→ TASK STATEMENT
Return the listing below exactly, with the pictures dropped.
═════ AVAILABLE DATA
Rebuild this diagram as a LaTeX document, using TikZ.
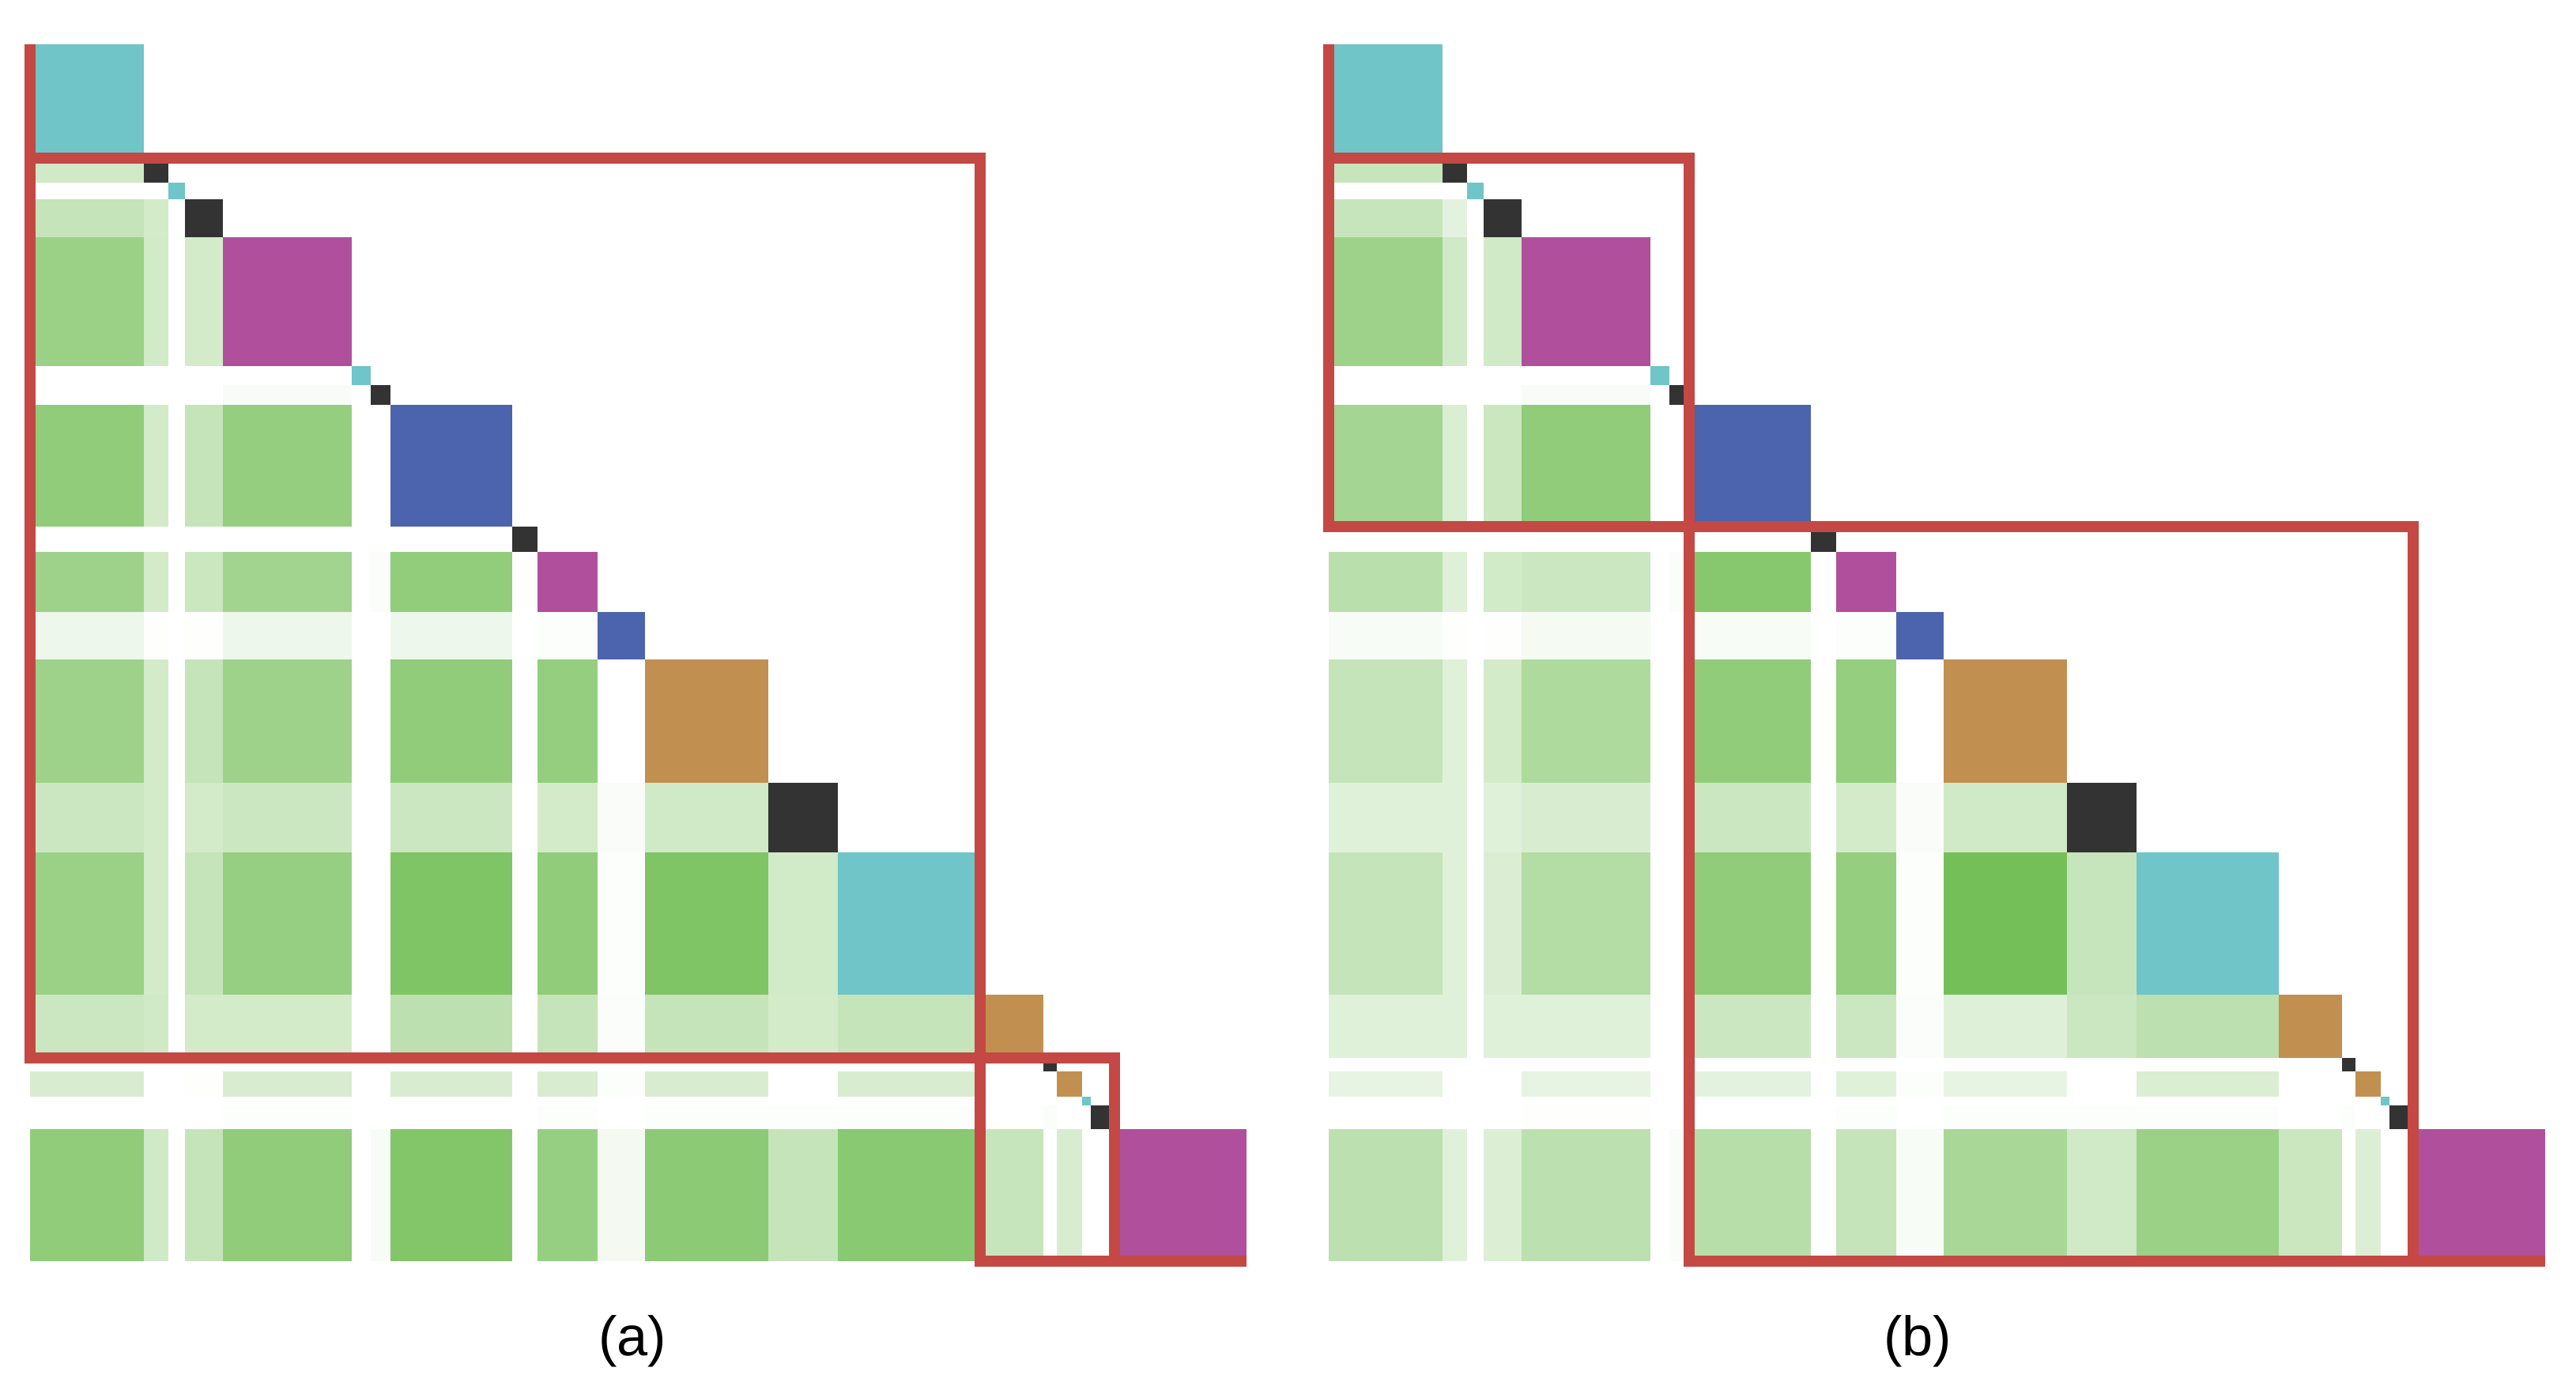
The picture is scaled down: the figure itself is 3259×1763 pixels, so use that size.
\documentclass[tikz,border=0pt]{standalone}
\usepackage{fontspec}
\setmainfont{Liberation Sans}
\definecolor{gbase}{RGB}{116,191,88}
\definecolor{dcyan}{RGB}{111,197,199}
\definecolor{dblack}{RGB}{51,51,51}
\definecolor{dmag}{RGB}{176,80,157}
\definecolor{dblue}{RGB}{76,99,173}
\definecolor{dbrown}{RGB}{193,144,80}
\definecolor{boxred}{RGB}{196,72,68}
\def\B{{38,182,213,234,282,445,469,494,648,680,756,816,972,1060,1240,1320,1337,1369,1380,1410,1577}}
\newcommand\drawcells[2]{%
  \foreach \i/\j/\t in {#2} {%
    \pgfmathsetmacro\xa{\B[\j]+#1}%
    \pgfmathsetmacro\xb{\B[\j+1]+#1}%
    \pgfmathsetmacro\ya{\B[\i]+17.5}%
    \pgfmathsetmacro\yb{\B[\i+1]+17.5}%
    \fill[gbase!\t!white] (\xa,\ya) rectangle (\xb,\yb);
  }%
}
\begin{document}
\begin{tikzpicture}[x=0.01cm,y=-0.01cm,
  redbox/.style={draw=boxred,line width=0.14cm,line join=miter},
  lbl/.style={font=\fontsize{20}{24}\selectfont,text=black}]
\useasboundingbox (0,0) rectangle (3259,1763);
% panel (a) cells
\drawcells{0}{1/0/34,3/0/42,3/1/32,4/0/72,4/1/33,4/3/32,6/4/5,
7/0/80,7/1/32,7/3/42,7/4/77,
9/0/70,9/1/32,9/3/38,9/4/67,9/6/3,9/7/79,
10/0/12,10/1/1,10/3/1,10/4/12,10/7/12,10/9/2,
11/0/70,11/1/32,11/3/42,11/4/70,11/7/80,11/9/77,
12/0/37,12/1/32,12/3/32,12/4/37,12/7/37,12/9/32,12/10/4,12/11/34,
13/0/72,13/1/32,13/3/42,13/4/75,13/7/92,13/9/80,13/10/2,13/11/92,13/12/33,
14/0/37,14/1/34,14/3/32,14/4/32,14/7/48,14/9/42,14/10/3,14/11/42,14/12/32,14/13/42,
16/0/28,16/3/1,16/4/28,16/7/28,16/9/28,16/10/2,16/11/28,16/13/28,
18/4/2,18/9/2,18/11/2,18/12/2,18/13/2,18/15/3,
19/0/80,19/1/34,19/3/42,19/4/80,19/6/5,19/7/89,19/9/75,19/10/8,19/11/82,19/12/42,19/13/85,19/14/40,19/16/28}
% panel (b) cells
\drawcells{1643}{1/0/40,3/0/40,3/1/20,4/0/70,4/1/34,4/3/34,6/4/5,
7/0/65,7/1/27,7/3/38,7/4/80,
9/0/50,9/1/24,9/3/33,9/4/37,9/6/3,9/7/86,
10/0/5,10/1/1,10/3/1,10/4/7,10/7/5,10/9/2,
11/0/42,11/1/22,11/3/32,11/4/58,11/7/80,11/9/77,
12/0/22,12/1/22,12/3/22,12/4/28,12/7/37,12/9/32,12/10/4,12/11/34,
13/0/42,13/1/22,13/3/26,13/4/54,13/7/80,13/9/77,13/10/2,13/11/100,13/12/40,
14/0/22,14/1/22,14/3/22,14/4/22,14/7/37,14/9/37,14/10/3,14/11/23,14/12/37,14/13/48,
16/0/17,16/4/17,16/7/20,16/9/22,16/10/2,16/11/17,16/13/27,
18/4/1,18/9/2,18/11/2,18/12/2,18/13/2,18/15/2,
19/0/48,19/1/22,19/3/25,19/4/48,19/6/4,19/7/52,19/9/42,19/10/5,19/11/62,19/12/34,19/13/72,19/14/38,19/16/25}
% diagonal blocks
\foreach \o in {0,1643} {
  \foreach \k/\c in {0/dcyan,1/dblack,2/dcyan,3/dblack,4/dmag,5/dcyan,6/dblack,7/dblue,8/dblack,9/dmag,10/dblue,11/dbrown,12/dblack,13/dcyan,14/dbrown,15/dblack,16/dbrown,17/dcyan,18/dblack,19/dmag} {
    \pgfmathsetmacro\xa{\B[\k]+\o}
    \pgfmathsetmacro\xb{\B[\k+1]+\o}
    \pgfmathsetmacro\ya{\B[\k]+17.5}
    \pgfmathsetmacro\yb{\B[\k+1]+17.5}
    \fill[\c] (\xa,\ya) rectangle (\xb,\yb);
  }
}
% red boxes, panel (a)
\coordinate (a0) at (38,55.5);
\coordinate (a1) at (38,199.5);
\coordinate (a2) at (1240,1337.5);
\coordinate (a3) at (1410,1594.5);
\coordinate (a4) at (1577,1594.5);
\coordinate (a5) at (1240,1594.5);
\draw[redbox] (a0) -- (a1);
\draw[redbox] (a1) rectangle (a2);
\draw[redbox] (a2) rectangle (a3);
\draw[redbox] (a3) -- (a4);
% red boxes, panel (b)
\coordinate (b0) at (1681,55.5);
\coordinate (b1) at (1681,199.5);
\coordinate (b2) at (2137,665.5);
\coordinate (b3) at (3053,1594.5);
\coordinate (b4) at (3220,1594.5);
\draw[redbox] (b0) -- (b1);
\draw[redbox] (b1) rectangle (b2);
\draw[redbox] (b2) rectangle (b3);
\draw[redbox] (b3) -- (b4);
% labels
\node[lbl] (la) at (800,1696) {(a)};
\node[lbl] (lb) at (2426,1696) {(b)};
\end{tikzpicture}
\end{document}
══════════
→ ANSWER FOR THIS EXERCISE
Rebuild this diagram as a LaTeX document, using TikZ.
The picture is scaled down: the figure itself is 3259×1763 pixels, so use that size.
\documentclass[tikz,border=0pt]{standalone}
\usepackage{fontspec}
\setmainfont{Liberation Sans}
\definecolor{gbase}{RGB}{116,191,88}
\definecolor{dcyan}{RGB}{111,197,199}
\definecolor{dblack}{RGB}{51,51,51}
\definecolor{dmag}{RGB}{176,80,157}
\definecolor{dblue}{RGB}{76,99,173}
\definecolor{dbrown}{RGB}{193,144,80}
\definecolor{boxred}{RGB}{196,72,68}
\def\B{{38,182,213,234,282,445,469,494,648,680,756,816,972,1060,1240,1320,1337,1369,1380,1410,1577}}
\newcommand\drawcells[2]{%
  \foreach \i/\j/\t in {#2} {%
    \pgfmathsetmacro\xa{\B[\j]+#1}%
    \pgfmathsetmacro\xb{\B[\j+1]+#1}%
    \pgfmathsetmacro\ya{\B[\i]+17.5}%
    \pgfmathsetmacro\yb{\B[\i+1]+17.5}%
    \fill[gbase!\t!white] (\xa,\ya) rectangle (\xb,\yb);
  }%
}
\begin{document}
\begin{tikzpicture}[x=0.01cm,y=-0.01cm,
  redbox/.style={draw=boxred,line width=0.14cm,line join=miter},
  lbl/.style={font=\fontsize{20}{24}\selectfont,text=black}]
\useasboundingbox (0,0) rectangle (3259,1763);
% panel (a) cells
\drawcells{0}{1/0/34,3/0/42,3/1/32,4/0/72,4/1/33,4/3/32,6/4/5,
7/0/80,7/1/32,7/3/42,7/4/77,
9/0/70,9/1/32,9/3/38,9/4/67,9/6/3,9/7/79,
10/0/12,10/1/1,10/3/1,10/4/12,10/7/12,10/9/2,
11/0/70,11/1/32,11/3/42,11/4/70,11/7/80,11/9/77,
12/0/37,12/1/32,12/3/32,12/4/37,12/7/37,12/9/32,12/10/4,12/11/34,
13/0/72,13/1/32,13/3/42,13/4/75,13/7/92,13/9/80,13/10/2,13/11/92,13/12/33,
14/0/37,14/1/34,14/3/32,14/4/32,14/7/48,14/9/42,14/10/3,14/11/42,14/12/32,14/13/42,
16/0/28,16/3/1,16/4/28,16/7/28,16/9/28,16/10/2,16/11/28,16/13/28,
18/4/2,18/9/2,18/11/2,18/12/2,18/13/2,18/15/3,
19/0/80,19/1/34,19/3/42,19/4/80,19/6/5,19/7/89,19/9/75,19/10/8,19/11/82,19/12/42,19/13/85,19/14/40,19/16/28}
% panel (b) cells
\drawcells{1643}{1/0/40,3/0/40,3/1/20,4/0/70,4/1/34,4/3/34,6/4/5,
7/0/65,7/1/27,7/3/38,7/4/80,
9/0/50,9/1/24,9/3/33,9/4/37,9/6/3,9/7/86,
10/0/5,10/1/1,10/3/1,10/4/7,10/7/5,10/9/2,
11/0/42,11/1/22,11/3/32,11/4/58,11/7/80,11/9/77,
12/0/22,12/1/22,12/3/22,12/4/28,12/7/37,12/9/32,12/10/4,12/11/34,
13/0/42,13/1/22,13/3/26,13/4/54,13/7/80,13/9/77,13/10/2,13/11/100,13/12/40,
14/0/22,14/1/22,14/3/22,14/4/22,14/7/37,14/9/37,14/10/3,14/11/23,14/12/37,14/13/48,
16/0/17,16/4/17,16/7/20,16/9/22,16/10/2,16/11/17,16/13/27,
18/4/1,18/9/2,18/11/2,18/12/2,18/13/2,18/15/2,
19/0/48,19/1/22,19/3/25,19/4/48,19/6/4,19/7/52,19/9/42,19/10/5,19/11/62,19/12/34,19/13/72,19/14/38,19/16/25}
% diagonal blocks
\foreach \o in {0,1643} {
  \foreach \k/\c in {0/dcyan,1/dblack,2/dcyan,3/dblack,4/dmag,5/dcyan,6/dblack,7/dblue,8/dblack,9/dmag,10/dblue,11/dbrown,12/dblack,13/dcyan,14/dbrown,15/dblack,16/dbrown,17/dcyan,18/dblack,19/dmag} {
    \pgfmathsetmacro\xa{\B[\k]+\o}
    \pgfmathsetmacro\xb{\B[\k+1]+\o}
    \pgfmathsetmacro\ya{\B[\k]+17.5}
    \pgfmathsetmacro\yb{\B[\k+1]+17.5}
    \fill[\c] (\xa,\ya) rectangle (\xb,\yb);
  }
}
% red boxes, panel (a)
\coordinate (a0) at (38,55.5);
\coordinate (a1) at (38,199.5);
\coordinate (a2) at (1240,1337.5);
\coordinate (a3) at (1410,1594.5);
\coordinate (a4) at (1577,1594.5);
\coordinate (a5) at (1240,1594.5);
\draw[redbox] (a0) -- (a1);
\draw[redbox] (a1) rectangle (a2);
\draw[redbox] (a2) rectangle (a3);
\draw[redbox] (a3) -- (a4);
% red boxes, panel (b)
\coordinate (b0) at (1681,55.5);
\coordinate (b1) at (1681,199.5);
\coordinate (b2) at (2137,665.5);
\coordinate (b3) at (3053,1594.5);
\coordinate (b4) at (3220,1594.5);
\draw[redbox] (b0) -- (b1);
\draw[redbox] (b1) rectangle (b2);
\draw[redbox] (b2) rectangle (b3);
\draw[redbox] (b3) -- (b4);
% labels
\node[lbl] (la) at (800,1696) {(a)};
\node[lbl] (lb) at (2426,1696) {(b)};
\end{tikzpicture}
\end{document}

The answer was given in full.